Ярослав Мудрый | страница 23



Долгое время археологи считали возможным говорить о своеобразном феномене «переноса» древнерусских городов12. Так, в Рюриковом городище видели непосредственный предшественник Новгорода, в Гнездово - первоначальный Смоленск, в Сарском - древний Ростов. Может быть, это и верно - но лишь отчасти и лишь применительно к некоторым городам. При этом «перенос» города, разумеется, нельзя понимать буквально, поскольку многие из названных центров (в том числе Сарское и Ростов) в течение более или менее длительного времени существовали параллельно друг другу. Но могли «переноситься» - и, вероятно, переносились - определенные функции того или иного города как центра округи, а в отдельных - и его название.

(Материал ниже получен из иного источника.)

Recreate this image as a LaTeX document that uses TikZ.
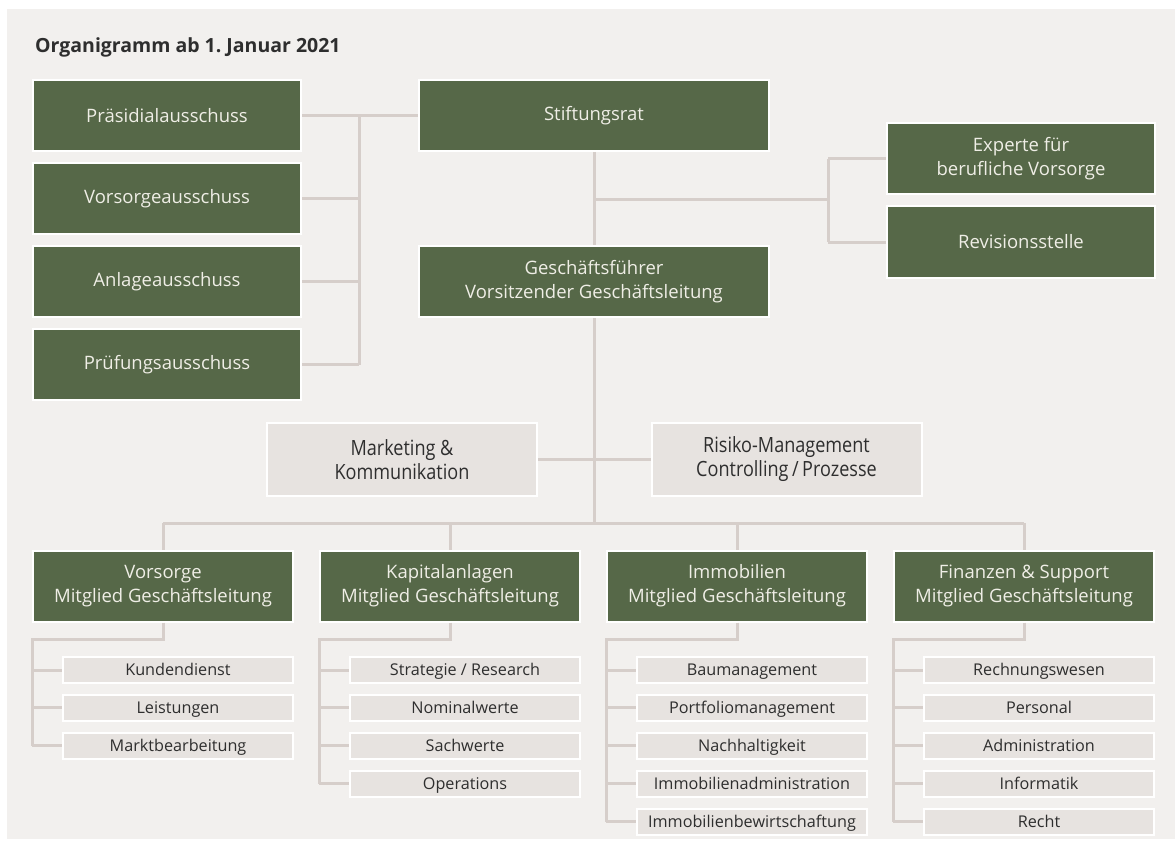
\documentclass[tikz,border=0pt]{standalone}
\usepackage{fontspec}
\setmainfont{Open Sans}
\newfontfamily\condfont{Open Sans}[FakeStretch=0.86]
\usepackage{xcolor}
\usepackage{tikz}
\usetikzlibrary{positioning,calc}

\definecolor{panelgray}{HTML}{F2F0EE}
\definecolor{boxgreen}{HTML}{566848}
\definecolor{greentext}{HTML}{EFEEE6}
\definecolor{boxgray}{HTML}{E7E3E0}
\definecolor{darktext}{HTML}{2E2E2E}
\definecolor{linegray}{HTML}{D6CECA}

\begin{document}
\begin{tikzpicture}[x=1pt,y=-1pt,
    gbox/.style={draw=white,line width=2pt,fill=boxgreen,text=greentext,align=center,inner sep=0pt,
      minimum width=268,minimum height=71,font=\fontsize{18.5}{24}\selectfont},
    wbox/.style={gbox,minimum width=350},
    lbox/.style={draw=white,line width=2pt,fill=boxgray,text=darktext,align=center,inner sep=0pt,
      minimum width=270,minimum height=73,font=\condfont\fontsize{21}{24}\selectfont},
    colbox/.style={gbox,minimum width=260},
    subbox/.style={draw=white,line width=2pt,fill=boxgray,text=darktext,inner sep=0pt,
      text height=13pt,text depth=1.5pt,
      minimum width=230,minimum height=26,font=\fontsize{16.2}{18}\selectfont},
    conn/.style={draw=linegray,line width=3pt}]
  \useasboundingbox (0,0) rectangle (1175,845);
  \fill[white] (0,0) rectangle (1175,845);
  \fill[panelgray] (7,9) rectangle (1175,839);

  % title
  \node[anchor=base west,inner sep=0pt,text=darktext,font=\fontsize{19.5}{22}\selectfont\bfseries] (title) at (35,53) {Organigramm ab 1.~Januar 2021};

  % committees and board
  \node[gbox] (praes) at (167,115.5) {Präsidialausschuss};
  \node[gbox] (vors) at (167,198.5) {Vorsorgeausschuss};
  \node[gbox] (anlage) at (167,281.5) {Anlageausschuss};
  \node[gbox] (pruef) at (167,364.5) {Prüfungsausschuss};
  \node[wbox] (stift) at (594,115.5) {Stiftungsrat};
  \node[gbox] (experte) at (1021,159) {Experte für\\berufliche Vorsorge};
  \node[gbox] (revision) at (1021,242) {Revisionsstelle};
  \node[wbox] (gf) at (594,281.5) {Geschäftsführer\\Vorsitzender Geschäftsleitung};

  \coordinate (cbar) at (359,0);
  \coordinate (ebar) at (828,200);
  \coordinate (bus) at (0,523);

  \draw[conn] (praes.east) -- (stift.west);
  \draw[conn] (praes.east -| cbar) -- (pruef.east -| cbar);
  \foreach \c in {vors,anlage,pruef}
    \draw[conn] (\c.east) -- (\c.east -| cbar);
  \draw[conn] (stift.south) -- (gf.north);
  \draw[conn] (stift.south |- ebar) -- (ebar);
  \draw[conn] (experte.west -| ebar) -- (revision.west -| ebar);
  \draw[conn] (experte.west -| ebar) -- (experte.west);
  \draw[conn] (revision.west -| ebar) -- (revision.west);

  % staff units
  \node[lbox] (mark) at (402,459.5) {Marketing \&\\Kommunikation};
  \node[lbox] (risiko) at (786.5,459.5) {Risiko-Management\\Controlling\,/\,Prozesse};
  \draw[conn] (mark.east) -- (risiko.west);
  \draw[conn] (gf.south) -- (gf.south |- bus);

  % departments
  \node[colbox] (colV) at (163,586) {Vorsorge\\Mitglied Geschäftsleitung};
  \node[colbox] (colK) at (450,586) {Kapitalanlagen\\Mitglied Geschäftsleitung};
  \node[colbox] (colI) at (737,586) {Immobilien\\Mitglied Geschäftsleitung};
  \node[colbox] (colF) at (1024,586) {Finanzen \& Support\\Mitglied Geschäftsleitung};
  \draw[conn] (colV.north |- bus) -- (colF.north |- bus);
  \foreach \c in {colV,colK,colI,colF}
    \draw[conn] (\c.north |- bus) -- (\c.north);

  \foreach \t [count=\i] in {Kundendienst,Leistungen,Marktbearbeitung}
    \node[subbox] (subV\i) at (178,{670+37.9*(\i-1)}) {\t};
  \foreach \t [count=\i] in {Strategie / Research,Nominalwerte,Sachwerte,Operations}
    \node[subbox] (subK\i) at (465,{670+37.9*(\i-1)}) {\t};
  \foreach \t [count=\i] in {Baumanagement,Portfoliomanagement,Nachhaltigkeit,Immobilienadministration,Immobilienbewirtschaftung}
    \node[subbox] (subI\i) at (752,{670+37.9*(\i-1)}) {\t};
  \foreach \t [count=\i] in {Rechnungswesen,Personal,Administration,Informatik,Recht}
    \node[subbox] (subF\i) at (1039,{670+37.9*(\i-1)}) {\t};

  \foreach \c/\n in {V/3,K/4,I/5,F/5} {
    \coordinate (k\c) at ($(col\c.south west)+(0,17)$);
    \draw[conn] (col\c.south) |- (k\c) -- (k\c |- sub\c\n.west);
    \foreach \i in {1,...,\n}
      \draw[conn] (k\c |- sub\c\i.west) -- (sub\c\i.west);
  }
\end{tikzpicture}
\end{document}
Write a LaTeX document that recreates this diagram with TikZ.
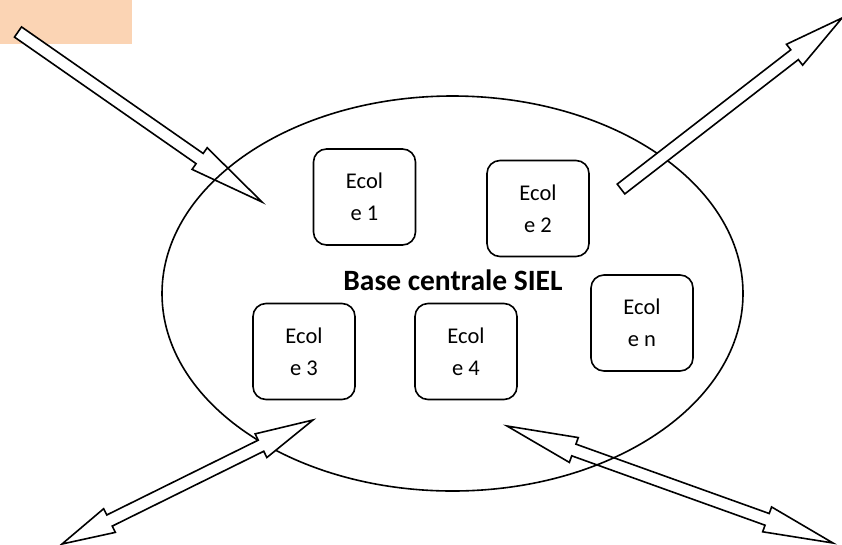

В истории древней Руси подобные случаи известны и по показаниям письменных источников. Так, в конце Х века, при князе Владимире Святом, происходит своеобразное «переоснование» Переяславля на реке Трубеж, а в середине XII века князь Юрий Долгорукий переносит на новое место и северный Переяславль (Переяславль-Залесский) на Кещине озере. Отожествление первоначального Ростова с городищем на Саре - пожалуй, единственная возможность согласовать противоречия между данными археологических исследований и «Повестью временных лет», определенно знающей Ростов как главный город Мерянской земли в IX - начале Х века.

Бурный рост Ростова, продолжавшийся в течение последующих столетий, начинается именно со времени княжения в этом городе князя Ярослава Владимировича. Но почему Ярослав (или, точнее, его отец) избрал для пребывания князя это вполне заурядное и ничем не примечательное поселение, а не гораздо более развитое во всех отношениях городище на Саре? Теория «перенесения городов» не объясняет сути явления, не дает ответ на этот вопрос, равно как и на другой: почему процесс «перенесения городов» - если он действительно имел место - наиболее активно протека именно в конце Х - начале XI века? Очевидно, что этот процесс отражает какие-то существенные, глубинные изменения, происходившие в Киевском государстве в это время.

Реформа государственного управления, выразившаяся, в частности, в распределении городов между сыновьями Владимира, сыграла исключительно важную роль в истории Киевского государства. Историки определяют время правления Владимира как время становления государства в привычном для нас смысле - с определенными внешними границами, определенными органами управления, более или менее четкой системой подчинения областей верховной княжеской власти. Прежняя самостоятельность отдельных племен, при которой их зависимость от Киева ограничивалась лишь признанием власти киевского князя да выплатой оговоренной дани, отходила в прошлое. Коренным образом менялась и сама система сбора дани, являвшаяся основой государственной власти прежних киевских правителей. Как известно, при бабке Владимира княгине Ольге постоянным местом сбора дани становятся так называемые «погосты» - центры княжеского влияния в отдельных, как правило, удаленных от Киева областях. Эти «погосты» еще не были городами в полном смысле этого слова; они представляли собой укрепленные пункты, места пребывания представителей княжеской администрации и княжеской дружины. В основном такие «погосты» возникали по соседству со старыми племенными центрами. По-видимому, их жители обладали правом экстерриториальности, а значит, «погосты» противостояли «земле», в которой находились, и в большинстве своем являлись чужеродными, искусственными образованиями, не имевшими достаточного запаса устойчивости и жизнеспособности13. Нечто подобное имело место и в других областях Европы, например, в Скандинавии, где рядом друг с другом также сосуществовали племенные центры («туны») и королевские усадьбы-станы («хусабю»), и таким образом каждый административно-территориальный округ имел два центра, «очевидно, представлявших две различные системы власти: формирующуюся королевскую с зачатками государственного управления… и местную, восходящую к племенному строю»14.